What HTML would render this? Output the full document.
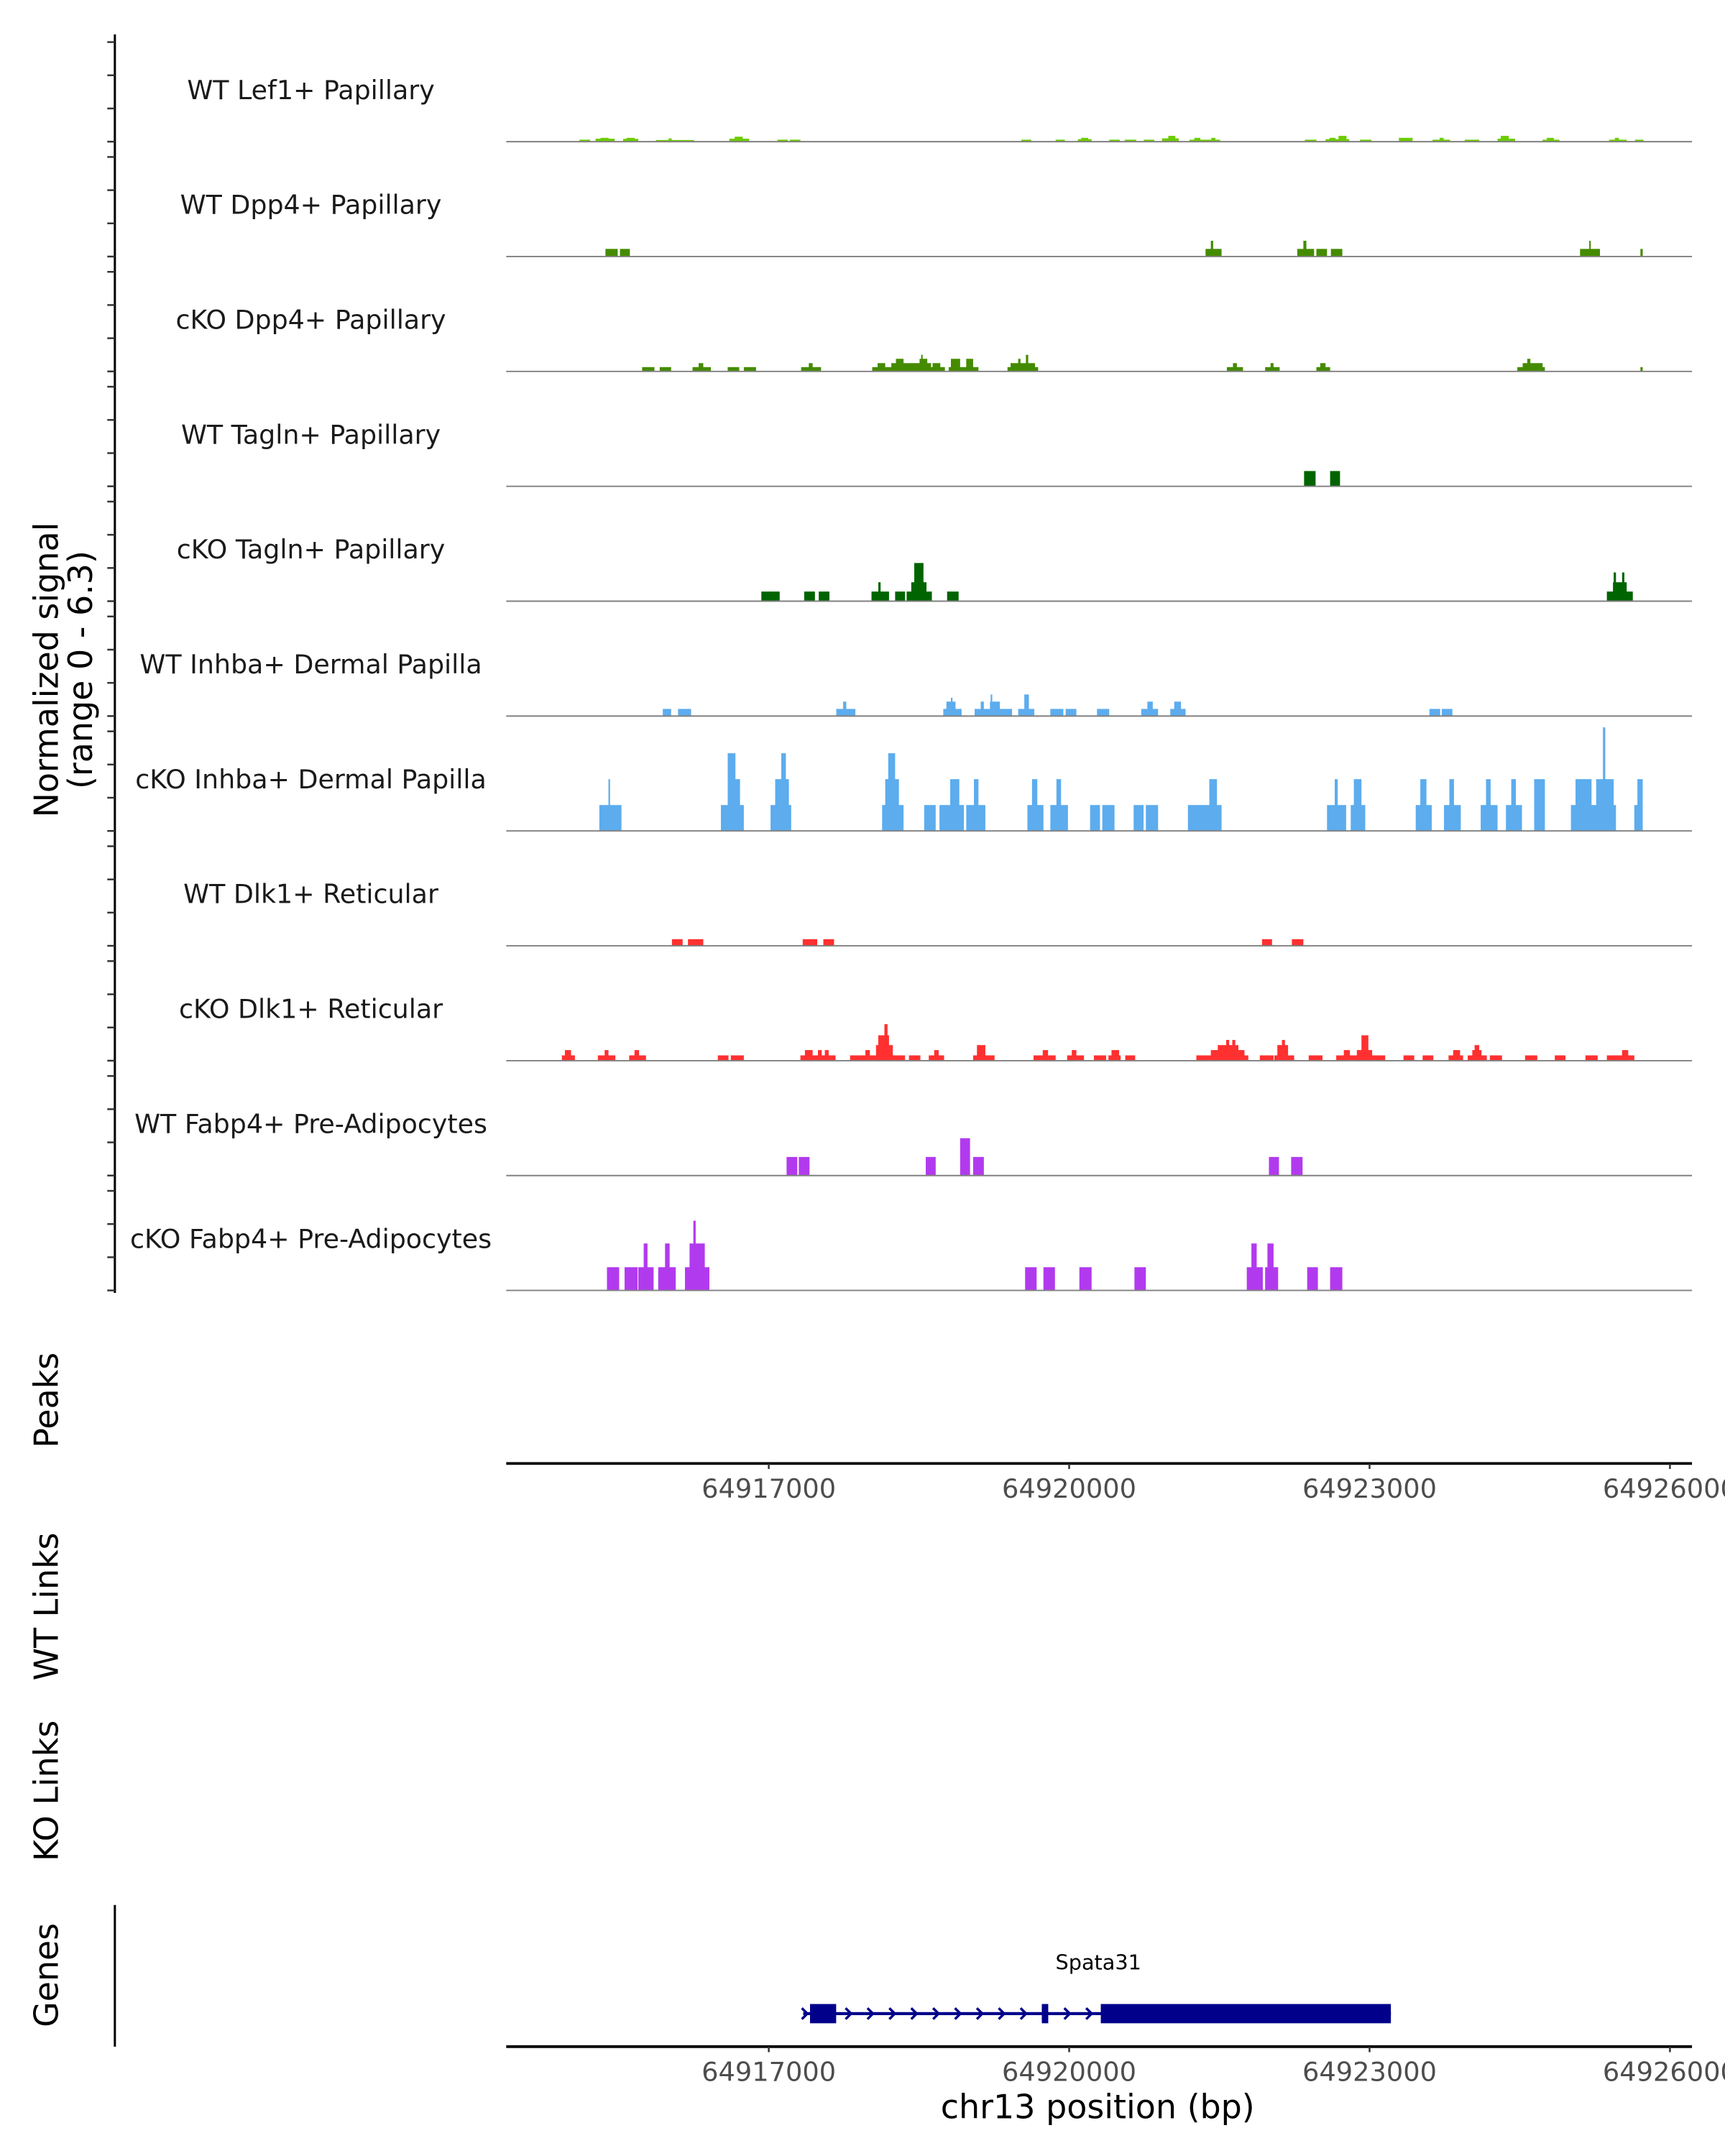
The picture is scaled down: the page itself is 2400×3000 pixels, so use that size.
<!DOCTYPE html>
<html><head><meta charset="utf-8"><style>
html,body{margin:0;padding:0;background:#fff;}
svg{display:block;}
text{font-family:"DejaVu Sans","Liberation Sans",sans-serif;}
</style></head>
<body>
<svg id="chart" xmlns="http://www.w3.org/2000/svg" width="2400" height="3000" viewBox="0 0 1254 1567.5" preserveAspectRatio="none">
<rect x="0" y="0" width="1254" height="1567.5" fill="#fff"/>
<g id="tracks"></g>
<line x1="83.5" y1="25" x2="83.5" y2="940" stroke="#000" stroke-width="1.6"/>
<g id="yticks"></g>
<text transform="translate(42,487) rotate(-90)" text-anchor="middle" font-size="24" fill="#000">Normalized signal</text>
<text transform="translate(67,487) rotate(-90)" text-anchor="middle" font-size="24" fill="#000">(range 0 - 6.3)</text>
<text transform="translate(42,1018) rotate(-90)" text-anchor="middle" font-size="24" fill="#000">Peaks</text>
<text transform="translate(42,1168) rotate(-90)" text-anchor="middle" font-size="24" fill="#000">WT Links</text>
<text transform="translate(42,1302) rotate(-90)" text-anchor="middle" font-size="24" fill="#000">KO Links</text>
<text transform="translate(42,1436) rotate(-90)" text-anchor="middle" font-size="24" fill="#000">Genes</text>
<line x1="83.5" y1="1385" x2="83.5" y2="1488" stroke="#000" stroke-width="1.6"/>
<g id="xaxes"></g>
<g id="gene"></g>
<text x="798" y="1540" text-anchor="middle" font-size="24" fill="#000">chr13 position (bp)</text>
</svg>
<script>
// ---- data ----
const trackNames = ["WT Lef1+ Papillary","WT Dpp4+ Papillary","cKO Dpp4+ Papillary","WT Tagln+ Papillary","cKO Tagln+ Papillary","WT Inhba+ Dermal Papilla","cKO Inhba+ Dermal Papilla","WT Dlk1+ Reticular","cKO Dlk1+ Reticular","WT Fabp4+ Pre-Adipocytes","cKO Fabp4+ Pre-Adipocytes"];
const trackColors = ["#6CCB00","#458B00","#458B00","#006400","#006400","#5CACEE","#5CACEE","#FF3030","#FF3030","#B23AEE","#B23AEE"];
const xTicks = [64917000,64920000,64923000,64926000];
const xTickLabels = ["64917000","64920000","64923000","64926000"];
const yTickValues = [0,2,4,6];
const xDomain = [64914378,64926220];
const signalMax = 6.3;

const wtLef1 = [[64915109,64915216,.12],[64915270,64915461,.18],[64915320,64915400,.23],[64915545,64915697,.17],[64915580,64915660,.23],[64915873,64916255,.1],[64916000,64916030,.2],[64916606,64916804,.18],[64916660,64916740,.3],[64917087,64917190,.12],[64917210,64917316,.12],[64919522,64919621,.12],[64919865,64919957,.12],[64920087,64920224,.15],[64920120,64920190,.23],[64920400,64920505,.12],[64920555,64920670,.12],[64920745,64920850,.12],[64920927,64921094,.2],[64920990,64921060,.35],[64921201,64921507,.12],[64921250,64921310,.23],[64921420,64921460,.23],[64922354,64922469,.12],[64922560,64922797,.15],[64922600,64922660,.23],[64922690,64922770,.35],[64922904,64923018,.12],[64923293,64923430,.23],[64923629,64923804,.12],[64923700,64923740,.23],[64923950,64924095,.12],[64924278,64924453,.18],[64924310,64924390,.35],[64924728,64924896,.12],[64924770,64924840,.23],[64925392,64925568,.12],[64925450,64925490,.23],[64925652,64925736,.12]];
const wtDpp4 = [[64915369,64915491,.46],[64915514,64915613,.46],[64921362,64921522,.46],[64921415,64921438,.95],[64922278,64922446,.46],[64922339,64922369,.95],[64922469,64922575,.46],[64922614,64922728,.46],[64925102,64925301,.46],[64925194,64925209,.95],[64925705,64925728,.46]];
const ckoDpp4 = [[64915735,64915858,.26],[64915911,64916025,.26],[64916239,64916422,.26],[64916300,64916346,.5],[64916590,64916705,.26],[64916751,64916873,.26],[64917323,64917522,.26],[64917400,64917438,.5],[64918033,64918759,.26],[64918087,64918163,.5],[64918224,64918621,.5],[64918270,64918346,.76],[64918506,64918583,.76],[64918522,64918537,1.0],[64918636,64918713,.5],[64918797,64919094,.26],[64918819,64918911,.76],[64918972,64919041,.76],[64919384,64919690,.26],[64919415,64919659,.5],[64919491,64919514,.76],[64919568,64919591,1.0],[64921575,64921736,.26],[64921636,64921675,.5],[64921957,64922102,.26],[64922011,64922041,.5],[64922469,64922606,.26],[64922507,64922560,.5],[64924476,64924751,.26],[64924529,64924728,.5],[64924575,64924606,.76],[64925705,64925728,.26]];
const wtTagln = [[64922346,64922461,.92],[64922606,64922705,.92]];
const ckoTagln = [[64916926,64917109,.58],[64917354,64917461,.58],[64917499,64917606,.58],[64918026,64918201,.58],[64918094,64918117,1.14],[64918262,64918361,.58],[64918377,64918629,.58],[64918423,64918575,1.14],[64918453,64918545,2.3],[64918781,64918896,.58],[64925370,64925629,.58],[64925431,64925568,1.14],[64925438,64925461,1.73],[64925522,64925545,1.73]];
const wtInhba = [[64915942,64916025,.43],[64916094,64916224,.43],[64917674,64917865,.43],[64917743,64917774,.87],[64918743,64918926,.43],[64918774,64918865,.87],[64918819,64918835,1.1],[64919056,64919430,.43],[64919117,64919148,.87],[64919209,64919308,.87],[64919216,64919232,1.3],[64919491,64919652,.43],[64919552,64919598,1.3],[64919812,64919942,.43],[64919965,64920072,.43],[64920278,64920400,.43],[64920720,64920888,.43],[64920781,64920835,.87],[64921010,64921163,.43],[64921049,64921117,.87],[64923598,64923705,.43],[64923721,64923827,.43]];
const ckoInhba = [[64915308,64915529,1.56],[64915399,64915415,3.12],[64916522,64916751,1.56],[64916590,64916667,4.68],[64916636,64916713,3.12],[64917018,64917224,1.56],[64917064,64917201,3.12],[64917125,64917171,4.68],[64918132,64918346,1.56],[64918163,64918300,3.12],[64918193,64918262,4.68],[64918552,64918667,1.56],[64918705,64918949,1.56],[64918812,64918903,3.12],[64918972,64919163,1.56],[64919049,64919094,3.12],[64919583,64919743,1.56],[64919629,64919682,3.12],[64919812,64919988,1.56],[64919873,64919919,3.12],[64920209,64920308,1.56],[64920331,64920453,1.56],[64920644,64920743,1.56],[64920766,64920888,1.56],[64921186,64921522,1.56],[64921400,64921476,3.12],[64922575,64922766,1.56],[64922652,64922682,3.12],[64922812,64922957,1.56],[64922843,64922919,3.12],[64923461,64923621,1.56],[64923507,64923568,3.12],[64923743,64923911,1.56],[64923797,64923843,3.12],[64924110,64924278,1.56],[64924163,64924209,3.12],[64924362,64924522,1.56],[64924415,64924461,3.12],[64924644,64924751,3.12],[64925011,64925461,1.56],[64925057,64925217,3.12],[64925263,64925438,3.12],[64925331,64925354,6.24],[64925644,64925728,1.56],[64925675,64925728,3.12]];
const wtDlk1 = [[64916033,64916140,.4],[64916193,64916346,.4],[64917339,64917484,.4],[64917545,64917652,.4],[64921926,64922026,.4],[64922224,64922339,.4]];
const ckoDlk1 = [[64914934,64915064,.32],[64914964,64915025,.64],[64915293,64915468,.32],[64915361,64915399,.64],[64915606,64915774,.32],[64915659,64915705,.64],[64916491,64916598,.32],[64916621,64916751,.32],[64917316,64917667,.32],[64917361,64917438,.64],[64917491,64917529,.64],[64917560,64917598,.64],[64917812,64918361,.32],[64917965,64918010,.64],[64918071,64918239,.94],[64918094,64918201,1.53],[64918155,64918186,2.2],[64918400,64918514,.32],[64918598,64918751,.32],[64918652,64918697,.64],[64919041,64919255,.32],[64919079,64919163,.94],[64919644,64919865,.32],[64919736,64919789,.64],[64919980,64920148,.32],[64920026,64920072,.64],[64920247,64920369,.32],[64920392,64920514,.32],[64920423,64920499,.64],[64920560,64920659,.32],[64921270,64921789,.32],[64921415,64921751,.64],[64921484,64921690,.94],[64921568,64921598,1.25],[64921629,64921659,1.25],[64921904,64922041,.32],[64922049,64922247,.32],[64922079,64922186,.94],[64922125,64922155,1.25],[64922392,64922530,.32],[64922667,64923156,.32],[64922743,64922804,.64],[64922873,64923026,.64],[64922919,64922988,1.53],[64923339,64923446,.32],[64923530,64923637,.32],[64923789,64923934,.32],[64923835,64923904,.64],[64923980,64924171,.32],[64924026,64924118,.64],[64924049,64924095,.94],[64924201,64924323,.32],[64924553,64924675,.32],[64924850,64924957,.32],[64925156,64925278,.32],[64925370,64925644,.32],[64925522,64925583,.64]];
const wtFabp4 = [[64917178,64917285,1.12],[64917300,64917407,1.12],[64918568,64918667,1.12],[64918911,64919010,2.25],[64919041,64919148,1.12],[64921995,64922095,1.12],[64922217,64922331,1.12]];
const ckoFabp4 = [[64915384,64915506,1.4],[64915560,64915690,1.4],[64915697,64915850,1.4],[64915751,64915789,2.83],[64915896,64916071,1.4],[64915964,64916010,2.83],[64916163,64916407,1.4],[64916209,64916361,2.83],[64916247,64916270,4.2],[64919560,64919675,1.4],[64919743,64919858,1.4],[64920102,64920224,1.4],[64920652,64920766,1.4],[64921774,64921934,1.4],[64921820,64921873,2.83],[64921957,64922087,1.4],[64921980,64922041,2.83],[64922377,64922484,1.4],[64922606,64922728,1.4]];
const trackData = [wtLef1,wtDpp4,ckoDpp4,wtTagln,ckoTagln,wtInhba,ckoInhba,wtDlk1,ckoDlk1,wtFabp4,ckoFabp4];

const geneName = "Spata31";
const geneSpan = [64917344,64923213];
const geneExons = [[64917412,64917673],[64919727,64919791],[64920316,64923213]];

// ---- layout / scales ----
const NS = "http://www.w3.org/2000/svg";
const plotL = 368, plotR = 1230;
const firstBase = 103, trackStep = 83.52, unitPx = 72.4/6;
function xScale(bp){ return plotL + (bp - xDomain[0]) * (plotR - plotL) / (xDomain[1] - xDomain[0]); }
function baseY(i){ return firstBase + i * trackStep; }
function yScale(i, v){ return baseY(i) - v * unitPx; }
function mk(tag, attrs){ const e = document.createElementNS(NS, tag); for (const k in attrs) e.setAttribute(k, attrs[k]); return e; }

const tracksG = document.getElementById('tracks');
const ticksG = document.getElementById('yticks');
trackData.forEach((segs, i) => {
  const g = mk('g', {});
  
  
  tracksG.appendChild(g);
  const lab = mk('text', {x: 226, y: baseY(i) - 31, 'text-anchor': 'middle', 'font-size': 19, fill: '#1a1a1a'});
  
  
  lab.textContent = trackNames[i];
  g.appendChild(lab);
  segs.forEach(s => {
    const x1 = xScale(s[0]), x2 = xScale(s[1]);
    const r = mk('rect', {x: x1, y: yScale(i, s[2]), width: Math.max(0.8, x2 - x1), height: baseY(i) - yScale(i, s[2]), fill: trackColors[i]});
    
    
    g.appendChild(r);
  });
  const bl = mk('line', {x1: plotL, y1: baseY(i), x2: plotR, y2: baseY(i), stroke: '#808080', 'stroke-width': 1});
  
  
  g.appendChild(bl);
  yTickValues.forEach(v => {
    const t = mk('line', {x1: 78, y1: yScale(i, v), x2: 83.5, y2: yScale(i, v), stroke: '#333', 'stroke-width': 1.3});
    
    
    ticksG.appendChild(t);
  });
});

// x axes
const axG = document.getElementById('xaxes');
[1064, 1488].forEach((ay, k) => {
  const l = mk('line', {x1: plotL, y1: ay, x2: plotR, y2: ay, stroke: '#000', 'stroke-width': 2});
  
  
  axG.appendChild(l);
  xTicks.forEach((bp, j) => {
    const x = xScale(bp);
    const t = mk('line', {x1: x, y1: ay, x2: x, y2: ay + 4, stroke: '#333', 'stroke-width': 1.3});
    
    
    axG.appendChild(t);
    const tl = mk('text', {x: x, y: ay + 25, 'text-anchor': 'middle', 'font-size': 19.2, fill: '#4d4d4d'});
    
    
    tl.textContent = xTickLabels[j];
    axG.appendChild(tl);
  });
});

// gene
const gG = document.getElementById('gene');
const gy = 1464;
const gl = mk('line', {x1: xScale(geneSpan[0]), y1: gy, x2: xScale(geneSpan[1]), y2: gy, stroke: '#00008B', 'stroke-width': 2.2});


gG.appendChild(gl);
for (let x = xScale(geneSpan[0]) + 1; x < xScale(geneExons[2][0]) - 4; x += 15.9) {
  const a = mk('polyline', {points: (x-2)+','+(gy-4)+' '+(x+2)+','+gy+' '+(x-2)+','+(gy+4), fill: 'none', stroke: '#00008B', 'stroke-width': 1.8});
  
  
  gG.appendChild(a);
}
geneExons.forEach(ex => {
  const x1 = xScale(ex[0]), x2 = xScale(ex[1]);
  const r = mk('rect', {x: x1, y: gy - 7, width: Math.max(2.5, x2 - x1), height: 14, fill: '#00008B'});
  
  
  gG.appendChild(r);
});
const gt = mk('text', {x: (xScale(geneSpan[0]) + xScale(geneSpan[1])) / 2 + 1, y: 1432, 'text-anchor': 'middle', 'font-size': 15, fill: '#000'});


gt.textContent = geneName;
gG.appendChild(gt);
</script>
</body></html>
..............................
## Exercise brief
From the listing above, pick out each line where the word "document" appears.

## Answer
What HTML would render this? Output the full document.
function mk(tag, attrs){ const e = document.createElementNS(NS, tag); for (const k in attrs) e.setAttribute(k, attrs[k]); return e; }
const tracksG = document.getElementById('tracks');
const ticksG = document.getElementById('yticks');
const axG = document.getElementById('xaxes');
const gG = document.getElementById('gene');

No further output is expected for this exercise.